* [Aim of the exercise]: Make an exact copy of the lines, leaving the pictures out.

------ Source excerpt

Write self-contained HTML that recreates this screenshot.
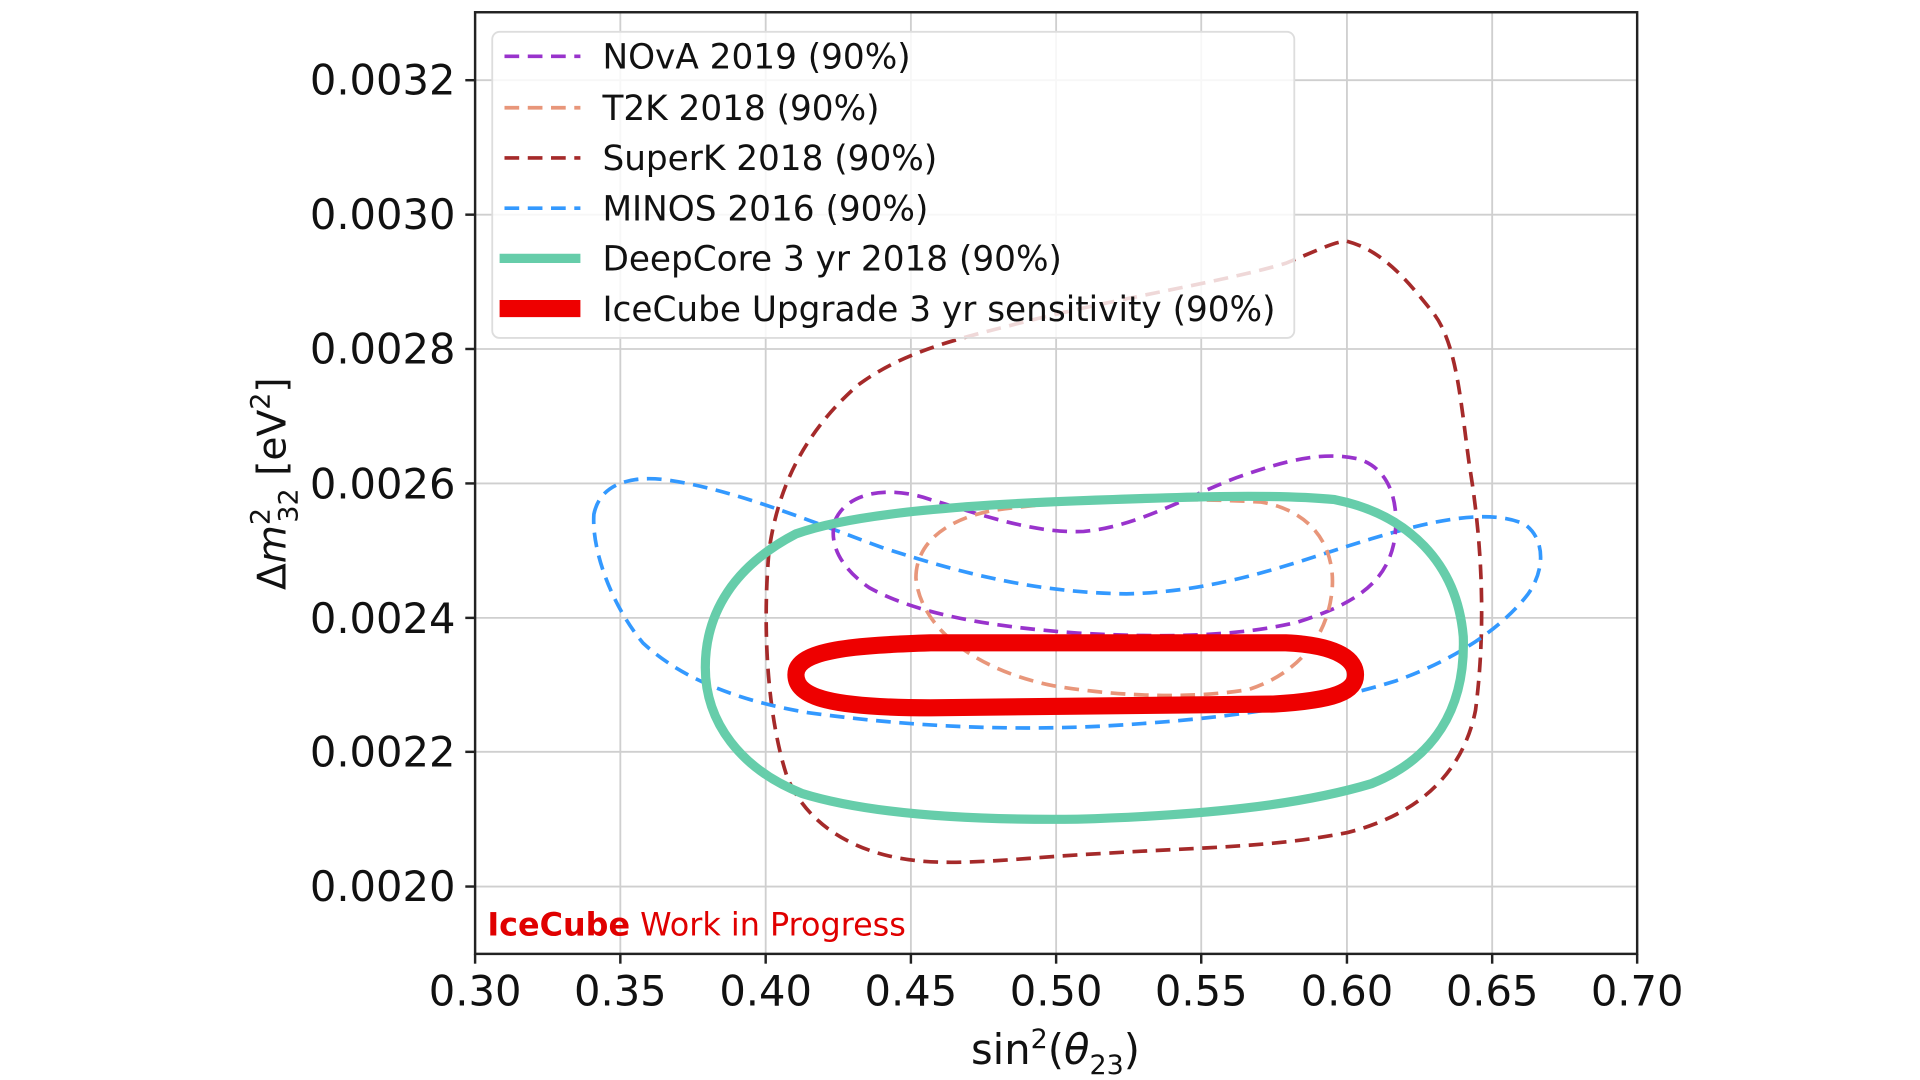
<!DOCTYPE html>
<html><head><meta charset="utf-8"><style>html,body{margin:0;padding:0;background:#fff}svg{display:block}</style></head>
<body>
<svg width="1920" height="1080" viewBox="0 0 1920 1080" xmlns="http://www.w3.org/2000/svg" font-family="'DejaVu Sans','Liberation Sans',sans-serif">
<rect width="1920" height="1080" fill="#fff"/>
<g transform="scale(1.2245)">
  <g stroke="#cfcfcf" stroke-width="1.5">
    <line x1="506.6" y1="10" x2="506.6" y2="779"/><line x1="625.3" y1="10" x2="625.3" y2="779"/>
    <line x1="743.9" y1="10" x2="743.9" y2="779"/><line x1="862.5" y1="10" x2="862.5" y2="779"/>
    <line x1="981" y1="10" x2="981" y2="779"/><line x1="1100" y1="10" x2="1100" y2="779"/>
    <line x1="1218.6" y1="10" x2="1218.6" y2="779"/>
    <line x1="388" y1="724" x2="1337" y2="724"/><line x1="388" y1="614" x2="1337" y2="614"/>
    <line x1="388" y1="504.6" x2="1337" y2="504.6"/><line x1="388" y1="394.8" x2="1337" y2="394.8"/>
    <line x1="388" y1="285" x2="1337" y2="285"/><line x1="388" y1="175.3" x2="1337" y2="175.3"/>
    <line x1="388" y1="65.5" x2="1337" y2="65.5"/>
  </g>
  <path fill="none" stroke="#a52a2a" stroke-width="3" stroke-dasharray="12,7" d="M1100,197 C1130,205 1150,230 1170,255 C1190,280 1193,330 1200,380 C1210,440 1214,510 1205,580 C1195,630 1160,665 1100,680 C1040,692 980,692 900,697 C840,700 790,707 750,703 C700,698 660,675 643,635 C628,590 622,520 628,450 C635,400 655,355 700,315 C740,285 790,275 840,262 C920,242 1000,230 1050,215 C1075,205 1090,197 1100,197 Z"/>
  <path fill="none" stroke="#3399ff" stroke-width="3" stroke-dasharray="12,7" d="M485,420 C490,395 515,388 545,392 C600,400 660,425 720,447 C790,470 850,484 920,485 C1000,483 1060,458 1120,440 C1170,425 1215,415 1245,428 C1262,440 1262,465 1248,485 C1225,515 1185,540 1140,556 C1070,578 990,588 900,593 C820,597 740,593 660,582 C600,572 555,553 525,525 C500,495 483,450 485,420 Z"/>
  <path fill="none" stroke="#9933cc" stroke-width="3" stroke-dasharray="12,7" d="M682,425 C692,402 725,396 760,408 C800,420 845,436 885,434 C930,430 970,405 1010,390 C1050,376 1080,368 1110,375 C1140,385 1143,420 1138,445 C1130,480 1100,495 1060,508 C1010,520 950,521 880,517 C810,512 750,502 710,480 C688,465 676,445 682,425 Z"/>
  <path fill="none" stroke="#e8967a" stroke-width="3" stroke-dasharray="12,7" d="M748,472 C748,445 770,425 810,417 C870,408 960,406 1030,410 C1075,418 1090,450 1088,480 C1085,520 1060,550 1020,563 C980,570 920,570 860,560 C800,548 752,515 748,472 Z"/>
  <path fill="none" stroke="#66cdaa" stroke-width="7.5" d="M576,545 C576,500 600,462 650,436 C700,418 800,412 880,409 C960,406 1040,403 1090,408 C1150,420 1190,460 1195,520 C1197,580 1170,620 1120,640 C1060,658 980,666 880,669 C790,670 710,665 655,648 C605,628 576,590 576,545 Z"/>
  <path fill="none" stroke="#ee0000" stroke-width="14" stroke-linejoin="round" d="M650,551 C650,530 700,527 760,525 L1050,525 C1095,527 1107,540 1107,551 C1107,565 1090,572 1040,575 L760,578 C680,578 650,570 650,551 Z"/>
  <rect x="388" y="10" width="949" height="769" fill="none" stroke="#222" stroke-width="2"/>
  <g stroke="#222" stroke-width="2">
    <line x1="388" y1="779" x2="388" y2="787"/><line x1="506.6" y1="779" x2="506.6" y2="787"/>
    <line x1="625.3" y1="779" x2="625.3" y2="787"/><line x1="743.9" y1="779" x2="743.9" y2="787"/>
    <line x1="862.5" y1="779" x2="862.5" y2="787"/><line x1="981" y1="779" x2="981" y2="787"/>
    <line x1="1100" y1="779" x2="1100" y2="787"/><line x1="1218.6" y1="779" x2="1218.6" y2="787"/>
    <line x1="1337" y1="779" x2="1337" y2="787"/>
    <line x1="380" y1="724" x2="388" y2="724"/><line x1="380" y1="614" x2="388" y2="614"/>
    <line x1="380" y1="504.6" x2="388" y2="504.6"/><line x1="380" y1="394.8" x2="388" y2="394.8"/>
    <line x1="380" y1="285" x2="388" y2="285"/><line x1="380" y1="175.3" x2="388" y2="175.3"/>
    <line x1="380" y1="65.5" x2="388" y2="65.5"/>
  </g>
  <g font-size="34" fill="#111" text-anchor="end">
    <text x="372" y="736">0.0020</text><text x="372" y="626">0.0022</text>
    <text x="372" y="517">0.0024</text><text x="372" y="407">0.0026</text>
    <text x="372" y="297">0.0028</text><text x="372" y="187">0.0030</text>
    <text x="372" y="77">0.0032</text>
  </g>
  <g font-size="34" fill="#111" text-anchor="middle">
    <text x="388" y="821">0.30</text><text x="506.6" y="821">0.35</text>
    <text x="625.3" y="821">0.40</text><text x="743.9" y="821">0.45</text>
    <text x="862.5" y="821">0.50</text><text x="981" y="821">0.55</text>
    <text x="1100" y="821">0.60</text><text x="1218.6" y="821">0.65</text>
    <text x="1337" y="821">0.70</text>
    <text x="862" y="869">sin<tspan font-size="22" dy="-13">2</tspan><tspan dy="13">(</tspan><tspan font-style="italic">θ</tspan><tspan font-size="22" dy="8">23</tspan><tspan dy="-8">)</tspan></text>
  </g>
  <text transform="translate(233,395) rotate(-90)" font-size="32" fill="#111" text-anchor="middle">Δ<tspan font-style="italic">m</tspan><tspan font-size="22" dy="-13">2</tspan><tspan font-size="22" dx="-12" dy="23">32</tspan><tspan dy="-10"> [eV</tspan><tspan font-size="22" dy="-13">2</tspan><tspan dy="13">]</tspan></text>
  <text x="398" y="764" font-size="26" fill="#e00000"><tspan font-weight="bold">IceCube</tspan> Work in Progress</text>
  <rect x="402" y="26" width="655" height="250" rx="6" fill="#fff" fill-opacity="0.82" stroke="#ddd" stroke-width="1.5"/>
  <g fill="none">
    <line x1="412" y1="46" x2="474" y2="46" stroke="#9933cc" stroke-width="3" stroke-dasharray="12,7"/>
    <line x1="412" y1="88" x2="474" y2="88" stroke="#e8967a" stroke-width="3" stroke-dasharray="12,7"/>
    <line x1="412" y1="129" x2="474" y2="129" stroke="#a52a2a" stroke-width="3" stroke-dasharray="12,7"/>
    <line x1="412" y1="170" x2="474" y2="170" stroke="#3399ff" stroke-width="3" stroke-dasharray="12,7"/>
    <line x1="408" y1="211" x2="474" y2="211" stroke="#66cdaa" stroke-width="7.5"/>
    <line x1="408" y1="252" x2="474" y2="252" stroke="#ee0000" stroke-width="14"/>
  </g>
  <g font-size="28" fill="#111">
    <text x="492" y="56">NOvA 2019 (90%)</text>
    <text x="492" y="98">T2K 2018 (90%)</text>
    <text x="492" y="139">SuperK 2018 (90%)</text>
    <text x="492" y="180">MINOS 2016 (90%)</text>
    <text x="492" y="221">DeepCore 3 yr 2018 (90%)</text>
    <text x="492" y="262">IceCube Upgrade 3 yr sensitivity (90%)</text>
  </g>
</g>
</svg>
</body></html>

------------

* [Answer for this exercise]:
Write self-contained HTML that recreates this screenshot.
<!DOCTYPE html>
<html><head><meta charset="utf-8"><style>html,body{margin:0;padding:0;background:#fff}svg{display:block}</style></head>
<body>
<svg width="1920" height="1080" viewBox="0 0 1920 1080" xmlns="http://www.w3.org/2000/svg" font-family="'DejaVu Sans','Liberation Sans',sans-serif">
<rect width="1920" height="1080" fill="#fff"/>
<g transform="scale(1.2245)">
  <g stroke="#cfcfcf" stroke-width="1.5">
    <line x1="506.6" y1="10" x2="506.6" y2="779"/><line x1="625.3" y1="10" x2="625.3" y2="779"/>
    <line x1="743.9" y1="10" x2="743.9" y2="779"/><line x1="862.5" y1="10" x2="862.5" y2="779"/>
    <line x1="981" y1="10" x2="981" y2="779"/><line x1="1100" y1="10" x2="1100" y2="779"/>
    <line x1="1218.6" y1="10" x2="1218.6" y2="779"/>
    <line x1="388" y1="724" x2="1337" y2="724"/><line x1="388" y1="614" x2="1337" y2="614"/>
    <line x1="388" y1="504.6" x2="1337" y2="504.6"/><line x1="388" y1="394.8" x2="1337" y2="394.8"/>
    <line x1="388" y1="285" x2="1337" y2="285"/><line x1="388" y1="175.3" x2="1337" y2="175.3"/>
    <line x1="388" y1="65.5" x2="1337" y2="65.5"/>
  </g>
  <path fill="none" stroke="#a52a2a" stroke-width="3" stroke-dasharray="12,7" d="M1100,197 C1130,205 1150,230 1170,255 C1190,280 1193,330 1200,380 C1210,440 1214,510 1205,580 C1195,630 1160,665 1100,680 C1040,692 980,692 900,697 C840,700 790,707 750,703 C700,698 660,675 643,635 C628,590 622,520 628,450 C635,400 655,355 700,315 C740,285 790,275 840,262 C920,242 1000,230 1050,215 C1075,205 1090,197 1100,197 Z"/>
  <path fill="none" stroke="#3399ff" stroke-width="3" stroke-dasharray="12,7" d="M485,420 C490,395 515,388 545,392 C600,400 660,425 720,447 C790,470 850,484 920,485 C1000,483 1060,458 1120,440 C1170,425 1215,415 1245,428 C1262,440 1262,465 1248,485 C1225,515 1185,540 1140,556 C1070,578 990,588 900,593 C820,597 740,593 660,582 C600,572 555,553 525,525 C500,495 483,450 485,420 Z"/>
  <path fill="none" stroke="#9933cc" stroke-width="3" stroke-dasharray="12,7" d="M682,425 C692,402 725,396 760,408 C800,420 845,436 885,434 C930,430 970,405 1010,390 C1050,376 1080,368 1110,375 C1140,385 1143,420 1138,445 C1130,480 1100,495 1060,508 C1010,520 950,521 880,517 C810,512 750,502 710,480 C688,465 676,445 682,425 Z"/>
  <path fill="none" stroke="#e8967a" stroke-width="3" stroke-dasharray="12,7" d="M748,472 C748,445 770,425 810,417 C870,408 960,406 1030,410 C1075,418 1090,450 1088,480 C1085,520 1060,550 1020,563 C980,570 920,570 860,560 C800,548 752,515 748,472 Z"/>
  <path fill="none" stroke="#66cdaa" stroke-width="7.5" d="M576,545 C576,500 600,462 650,436 C700,418 800,412 880,409 C960,406 1040,403 1090,408 C1150,420 1190,460 1195,520 C1197,580 1170,620 1120,640 C1060,658 980,666 880,669 C790,670 710,665 655,648 C605,628 576,590 576,545 Z"/>
  <path fill="none" stroke="#ee0000" stroke-width="14" stroke-linejoin="round" d="M650,551 C650,530 700,527 760,525 L1050,525 C1095,527 1107,540 1107,551 C1107,565 1090,572 1040,575 L760,578 C680,578 650,570 650,551 Z"/>
  <rect x="388" y="10" width="949" height="769" fill="none" stroke="#222" stroke-width="2"/>
  <g stroke="#222" stroke-width="2">
    <line x1="388" y1="779" x2="388" y2="787"/><line x1="506.6" y1="779" x2="506.6" y2="787"/>
    <line x1="625.3" y1="779" x2="625.3" y2="787"/><line x1="743.9" y1="779" x2="743.9" y2="787"/>
    <line x1="862.5" y1="779" x2="862.5" y2="787"/><line x1="981" y1="779" x2="981" y2="787"/>
    <line x1="1100" y1="779" x2="1100" y2="787"/><line x1="1218.6" y1="779" x2="1218.6" y2="787"/>
    <line x1="1337" y1="779" x2="1337" y2="787"/>
    <line x1="380" y1="724" x2="388" y2="724"/><line x1="380" y1="614" x2="388" y2="614"/>
    <line x1="380" y1="504.6" x2="388" y2="504.6"/><line x1="380" y1="394.8" x2="388" y2="394.8"/>
    <line x1="380" y1="285" x2="388" y2="285"/><line x1="380" y1="175.3" x2="388" y2="175.3"/>
    <line x1="380" y1="65.5" x2="388" y2="65.5"/>
  </g>
  <g font-size="34" fill="#111" text-anchor="end">
    <text x="372" y="736">0.0020</text><text x="372" y="626">0.0022</text>
    <text x="372" y="517">0.0024</text><text x="372" y="407">0.0026</text>
    <text x="372" y="297">0.0028</text><text x="372" y="187">0.0030</text>
    <text x="372" y="77">0.0032</text>
  </g>
  <g font-size="34" fill="#111" text-anchor="middle">
    <text x="388" y="821">0.30</text><text x="506.6" y="821">0.35</text>
    <text x="625.3" y="821">0.40</text><text x="743.9" y="821">0.45</text>
    <text x="862.5" y="821">0.50</text><text x="981" y="821">0.55</text>
    <text x="1100" y="821">0.60</text><text x="1218.6" y="821">0.65</text>
    <text x="1337" y="821">0.70</text>
    <text x="862" y="869">sin<tspan font-size="22" dy="-13">2</tspan><tspan dy="13">(</tspan><tspan font-style="italic">θ</tspan><tspan font-size="22" dy="8">23</tspan><tspan dy="-8">)</tspan></text>
  </g>
  <text transform="translate(233,395) rotate(-90)" font-size="32" fill="#111" text-anchor="middle">Δ<tspan font-style="italic">m</tspan><tspan font-size="22" dy="-13">2</tspan><tspan font-size="22" dx="-12" dy="23">32</tspan><tspan dy="-10"> [eV</tspan><tspan font-size="22" dy="-13">2</tspan><tspan dy="13">]</tspan></text>
  <text x="398" y="764" font-size="26" fill="#e00000"><tspan font-weight="bold">IceCube</tspan> Work in Progress</text>
  <rect x="402" y="26" width="655" height="250" rx="6" fill="#fff" fill-opacity="0.82" stroke="#ddd" stroke-width="1.5"/>
  <g fill="none">
    <line x1="412" y1="46" x2="474" y2="46" stroke="#9933cc" stroke-width="3" stroke-dasharray="12,7"/>
    <line x1="412" y1="88" x2="474" y2="88" stroke="#e8967a" stroke-width="3" stroke-dasharray="12,7"/>
    <line x1="412" y1="129" x2="474" y2="129" stroke="#a52a2a" stroke-width="3" stroke-dasharray="12,7"/>
    <line x1="412" y1="170" x2="474" y2="170" stroke="#3399ff" stroke-width="3" stroke-dasharray="12,7"/>
    <line x1="408" y1="211" x2="474" y2="211" stroke="#66cdaa" stroke-width="7.5"/>
    <line x1="408" y1="252" x2="474" y2="252" stroke="#ee0000" stroke-width="14"/>
  </g>
  <g font-size="28" fill="#111">
    <text x="492" y="56">NOvA 2019 (90%)</text>
    <text x="492" y="98">T2K 2018 (90%)</text>
    <text x="492" y="139">SuperK 2018 (90%)</text>
    <text x="492" y="180">MINOS 2016 (90%)</text>
    <text x="492" y="221">DeepCore 3 yr 2018 (90%)</text>
    <text x="492" y="262">IceCube Upgrade 3 yr sensitivity (90%)</text>
  </g>
</g>
</svg>
</body></html>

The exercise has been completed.